A regional cargo carrier operates with Beechcraft model 99s. They needed a solution for repairing cracks in the engine cowl. This case study explains how Aeroscan, a reverse engineering company specializing in aviation
, got involved and used 3D scanning to reverse engineer and fabricate a perfectly fit doubler for a repair.
When it comes to repairs, the real challenge is constructing the steps to arrive at a solution. This was the situation that presented itself to the maintenance team at Bemidji Aviation Services Inc. (BASI). The team decided they needed a repair solution for cracking engine cowls on Beech 99s. The solution—fabricating a doubler that could be installed to strengthen the cracking area.
Yet because of the difficult shape and challenging nature of trying to measure a cylindrical shape like a cowl, how would they possibly fabricate anything that would fit accurately?
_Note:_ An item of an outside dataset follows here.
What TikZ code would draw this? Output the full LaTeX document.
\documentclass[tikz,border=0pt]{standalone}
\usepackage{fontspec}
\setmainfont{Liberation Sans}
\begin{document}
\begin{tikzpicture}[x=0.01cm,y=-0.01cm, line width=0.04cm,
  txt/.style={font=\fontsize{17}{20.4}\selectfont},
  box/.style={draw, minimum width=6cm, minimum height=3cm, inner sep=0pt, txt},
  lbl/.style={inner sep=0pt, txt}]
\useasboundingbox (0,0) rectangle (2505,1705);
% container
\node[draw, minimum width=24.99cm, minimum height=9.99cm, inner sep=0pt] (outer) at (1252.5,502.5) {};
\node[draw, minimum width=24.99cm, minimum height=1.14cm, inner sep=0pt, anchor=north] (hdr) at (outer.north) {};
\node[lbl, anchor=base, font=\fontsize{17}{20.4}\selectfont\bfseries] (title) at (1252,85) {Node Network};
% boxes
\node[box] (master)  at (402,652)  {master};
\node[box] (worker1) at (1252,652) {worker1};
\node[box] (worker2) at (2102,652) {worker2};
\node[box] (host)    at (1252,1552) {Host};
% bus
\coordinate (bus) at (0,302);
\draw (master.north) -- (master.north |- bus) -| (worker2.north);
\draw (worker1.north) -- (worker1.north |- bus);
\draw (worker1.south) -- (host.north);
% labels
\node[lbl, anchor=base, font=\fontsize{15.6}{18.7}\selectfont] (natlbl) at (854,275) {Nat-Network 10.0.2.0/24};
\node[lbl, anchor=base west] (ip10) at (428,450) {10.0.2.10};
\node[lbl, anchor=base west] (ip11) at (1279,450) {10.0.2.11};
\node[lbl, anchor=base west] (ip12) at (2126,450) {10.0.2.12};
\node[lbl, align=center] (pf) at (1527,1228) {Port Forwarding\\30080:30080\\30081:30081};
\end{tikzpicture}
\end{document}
If 3D scanning technology was a viable option, would it provide the level of accuracy necessary for fabricating a perfectly fitting part and not exceed the budget assigned to the project?
Immediately upon inspecting the existing conditions, Aeroscan determined that this was an excellent application for 3D scanning. Aeroscan explained that as an object’s measurable surface becomes more complex, the benefits from 3D scanning directly coincide. The project began with scanning the cowl on the ramp. Within 1 hour a full scan of the entire affected cowl was captured. The typical reverse engineering workflow of importing the 3D scan reference used in modeling the new piece in CAD could begin. After another 4 hours Aeroscan had a working CAD model.
This CAD model is what is used for whatever is the best determined fabrication process. In this case, because of its cone shape, an operation termed spin forming was used on 2024-O, 0.032” aluminum. Finally, following a T42 heat treatment, conductivity, and hardness tests were performed to bring the new doubler to specifications.
The new spun doubler fit perfectly and on the first attempt! The time saving benefits are not only made on the front-end when measuring the part but at the back-end when the part fits flawlessly for the mechanic, post fabrication.
In this case, the time to complete this project utilizing 3D scanning is difficult to compare against traditional measuring efforts because those steps were too risky and challenging to even attempt. ROI is often measured in dollars and cents. However, when taking advantage of technology that conquers efforts that were previously deemed too difficult, it’s the value in solving a problem that provided this maintenance team with another level of ROI–simply executing the steps to arrive at a solution.